Par conséquent, le fonctionnement démocratique ne permettait pas d’obtenir une décision collective qui réponde à l’intérêt de tous les membres de la société. L’argument de Downs ne concernait plus l’importance d’un électeur médian, mais l’importance de petits groupes de pression, ou de leaders d’opinion, dans leur capacité de capter les bénéfices d’une décision collective.

Notes
78.

 Black avait suivi des études d’économie à l’université de Glasgow pour ensuite étudier à l’université de Dundee. Il enseigna à la Dundee School of Economics entre 1932 et 1934 et y rencontra Ronald H. Coase (Tribe, 1997). Tout comme son collègue, Black était fasciné par les processus de décisions collectives, notamment dans le cadre des décisions des firmes composées d’agents aux aspirations différentes (Black, 1958). De son avoeu même, sa motivation pour formuler une théorie positive de l’action politique naquit en février 1942 à Warrick Castle d’une intuition sur la condition d’unimodalité des préférences des électeurs qui permit dans son futur modèle d’obtenir l’équilibre (Amadae, 2003, p. 123).

79.

Black appelle cela dans le texte « the economic mode of abstraction ». Cette expression rappelle bien entendu l’approche économique (« economic approach ») que Becker défendra une vingtaine d’années plus tard.

80.

Coase (1998) et Amadae (2003) évoquent le long processus de publication d’un troisième article dans la revue Econometrica, « Committe Decisions with Complementary Valuation » coécrit avec Richard A. Newing. Soumis en novembre 1949, Black fut contrarié d’apprendre un an et demi plus tard que l’article ne serait approuvé pour publication que s’il intégrait les résultats d’Arrow (Coase, 1998). L’éditeur de la revue n’était autre que William B. Simpson, un directeur assistant de recherches à la Cowles Commission. En réaction, Black retira sa demande de soumission, et avec l’aide d’une bourse du Carnegie Trust for Scottish Universities, finança la publication de l’article sous forme de livret, lequel paru en 1951.

81.

Dans son discours presidentiel de la Public Choice Society, Grofman expliqua que : « C’est principalement la découverte des travaux de Black par William Riker (dans Riker, 1961) qui donna aux recherches de Black une visibilité et qui mena, tout d’abord, à un poste de professeur invité à Rochester en 1963 […] » (2004, p. 33).

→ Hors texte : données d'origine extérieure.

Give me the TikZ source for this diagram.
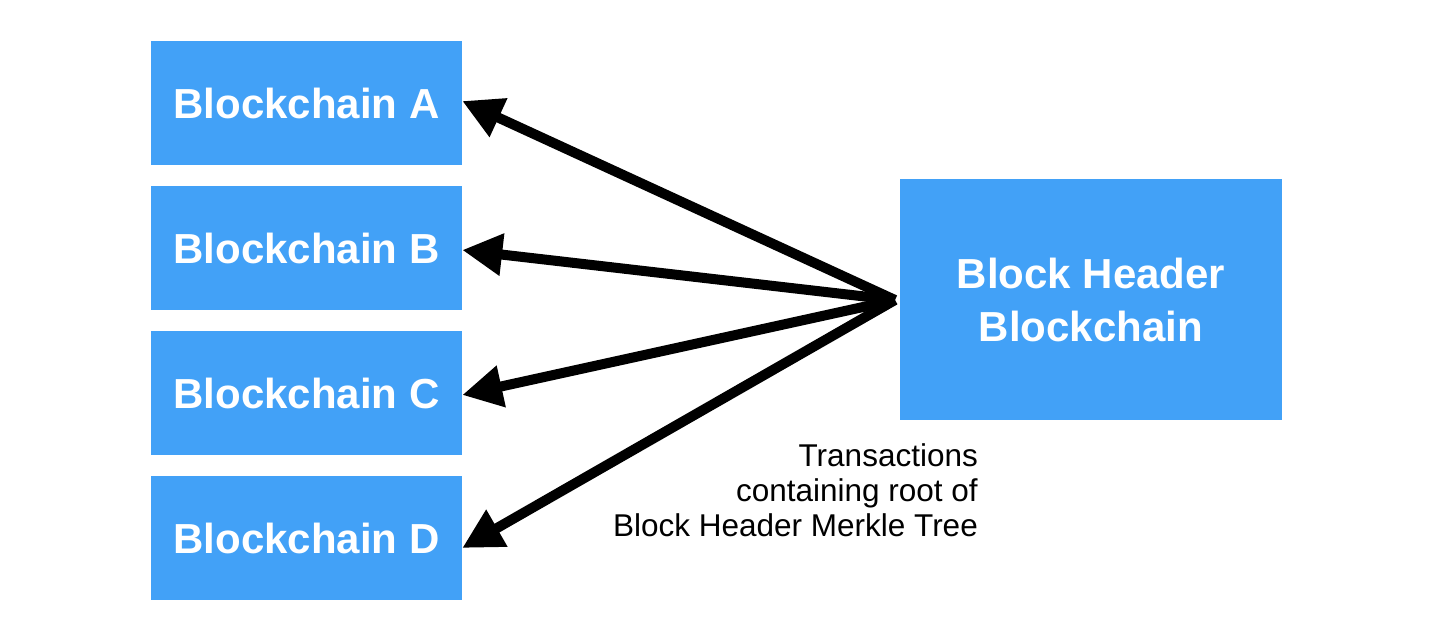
\documentclass[tikz,border=0pt]{standalone}
\usepackage{fontspec}
\setmainfont{Liberation Sans}
\usetikzlibrary{arrows.meta}
\definecolor{chainblue}{RGB}{66,161,247}

\begin{document}
\begin{tikzpicture}[x=1pt,y=-1pt,
  chain/.style={fill=chainblue,text=white,inner sep=0pt,
    minimum width=311pt,minimum height=124pt,
    font=\fontsize{42}{50}\selectfont\bfseries},
  link/.style={line width=10pt,-{Triangle[length=40pt,width=40pt]}}]
  \useasboundingbox (0,0) rectangle (1442,624);
  \node[chain] (chainA) at (306.5,103) {Blockchain A};
  \node[chain] (chainB) at (306.5,248) {Blockchain B};
  \node[chain] (chainC) at (306.5,393) {Blockchain C};
  \node[chain] (chainD) at (306.5,538) {Blockchain D};
  \node[chain,minimum width=382pt,minimum height=241pt,align=center,
    font=\fontsize{42}{53}\selectfont\bfseries] (header) at (1091,299.5)
    {Block Header\\Blockchain};
  \coordinate (hub) at (895,300);
  \draw[link] (hub) -- ([yshift=2pt]chainA.east);
  \draw[link] (hub) -- ([yshift=-2pt]chainB.east);
  \draw[link] (hub) -- ([yshift=-2pt]chainC.east);
  \draw[link] (hub) -- ([yshift=-10pt]chainD.east);
  \node[anchor=base east,align=right,inner sep=0pt,
    font=\fontsize{31.5}{35}\selectfont] (note) at (978,536)
    {Transactions\\containing root of\\Block Header Merkle Tree};
\end{tikzpicture}
\end{document}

« It is largely William Riker's discovery of Black's work (in Riker, 1961) that gave Black's scholarship visibility, and that led, first to a visiting appointment at Rochester in 1963 […] ».

82.

« To explore further the problem raised by public expenditures would take us into the mathematical domain of “sociology” or “welfare politics”, which Arrow and Duncan Black and others have just begun to investigate ».

83.

Voir Fontaine (2009).

84.

 En 1961, Riker avait exprimé sa déception vis-à-vis du choix de l’American Political Science Review de confier la rédaction d’un compte rendu du livre de Black (1958) à un politologue étranger à ce type de formalisation. Il pensait que les politologues ne connaissaient pas suffisamment la théorie du choix social. Il proposa donc de réécrire le compte rendu en élargissant son propos à une présentation générale de la théorie du choix social (Black @ al., 1998, pp. xxii-xxiii).

85.

 « Throughout the world, governments dominate the economic scene. Their spending determines whether full employment prevails; their taxes influence countless decisions; their policies control international trade; and their domestic regulations extend into almost every economic act ».

86.

« As we shall see in Chapter 2, when a small group of men acting in coalitions runs the apparatus of the state, we can reasonably speak of the government as a decision-maker separate from individual citizens at large ».

87.

« [] every agent in the division of labor is assumed to have a private motive as well as a social function ». À en croîre les souvenirs de Downs, cette distinction lui vint de la lecture du livre de Schumpeter (1942).